Micah Erenberg releases ‘Somewhere Beyond The Ocean’ single with music video

March 10, 2019

Micah Erenberg is a diversely talented multi-instrumentalist, songwriter and producer from Manitoba. His lyrics are a mosaic of stories, thoughts and reactions from small town, big ideas Canada; the land of few people and vast, flat, lake laden landscape. Erenberg’s music is charming, witty, and authentic. His full disclosure style of writing makes for captivating, poetic and gracefully heartbreaking songs that display an honesty and talent that doesn’t take itself too seriously.

Recently signed to Sleepless Records, today he shares the perfectly imperfect jam ‘Somewhere Beyond The Ocean’ and its video created by Colin Medley featuring some of Manitoba’s most hidden gem locales and locals. Together, the song and video are a match made in Winnipeg winter heaven. For the video, “Colin wanted a diner, an industrial park and a toboggan hill,” says Erenberg. “The Oldie, Gimli Airport, and Pope’s Hill. We conjured up a group of lovely hooligans, embraced the cold and had a blast.”

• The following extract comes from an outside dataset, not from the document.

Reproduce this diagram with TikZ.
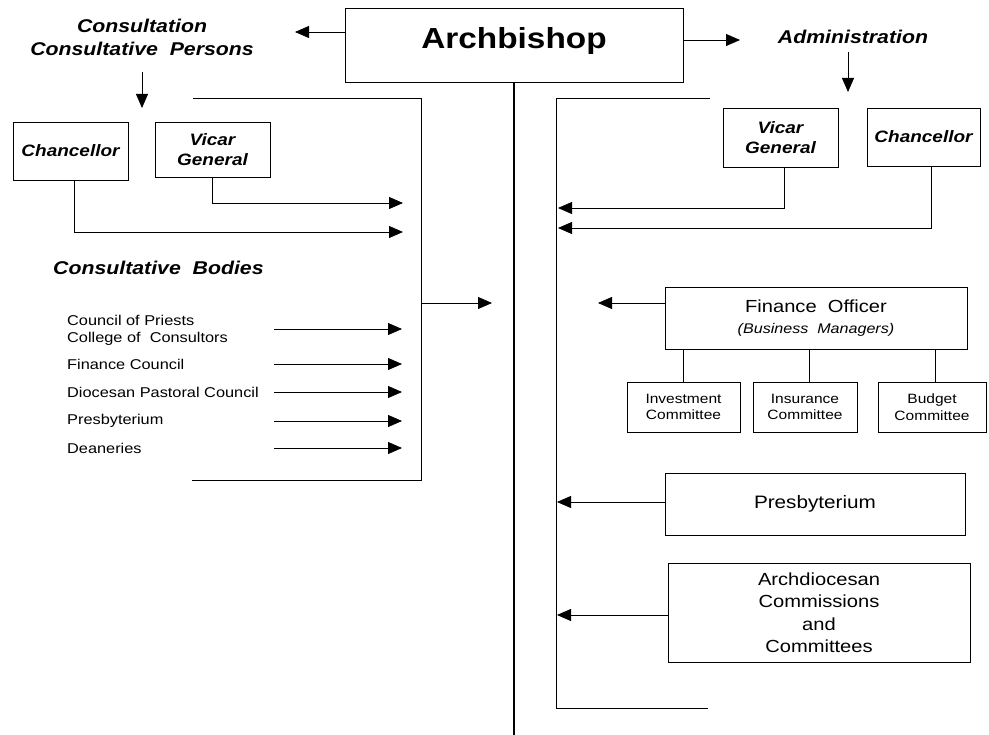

“Sometimes it can feel like we’re stuck in our lives, whether that’s working a crummy job, or living in a country where it’s cold most of the year,” says Medley. “With this video I wanted to show that there’s always an escape, whether it’s escaping into your own imagination or ditching work to go tobogganing with all your closest buddies.”

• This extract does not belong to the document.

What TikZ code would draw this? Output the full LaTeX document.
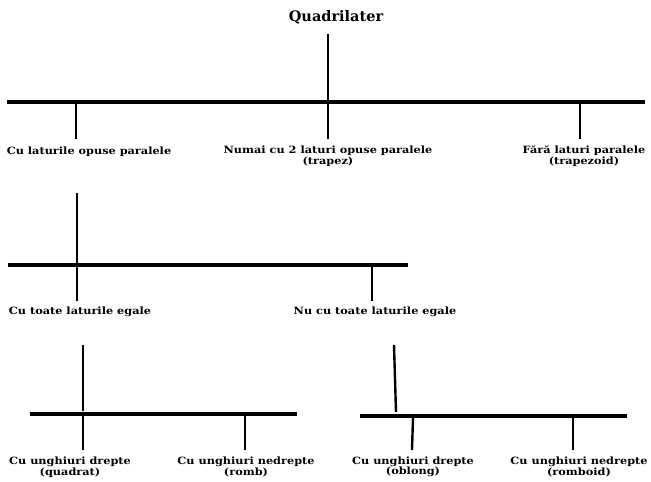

“Where to begin,” says Erenberg of the track. “This is a song that I wrote almost ten years ago. I remember the house. I remember the party. I remember the reports of my friend getting knocked out after I left. I remember the face of the person who did it. Around that time, the opening lyrics described a lot of the people in my social circles, and probably myself more than I would like to admit. I wanted to write about the feeling you get when you step away from that lifestyle. Bad habits are still habits and it’s harder to walk away from them than it seems.”

“I remember being asked the meaning of the closing lyric,” says Erenberg. “I had initially imagined it in a conversation between lovers and had never quite understood its placement. After being asked to explain it, I realized that it was more accurately describing a common situation in modern Social Justice. It wasn’t until then that I may have truly understood what the song meant to me. More likely is that I still do not know.”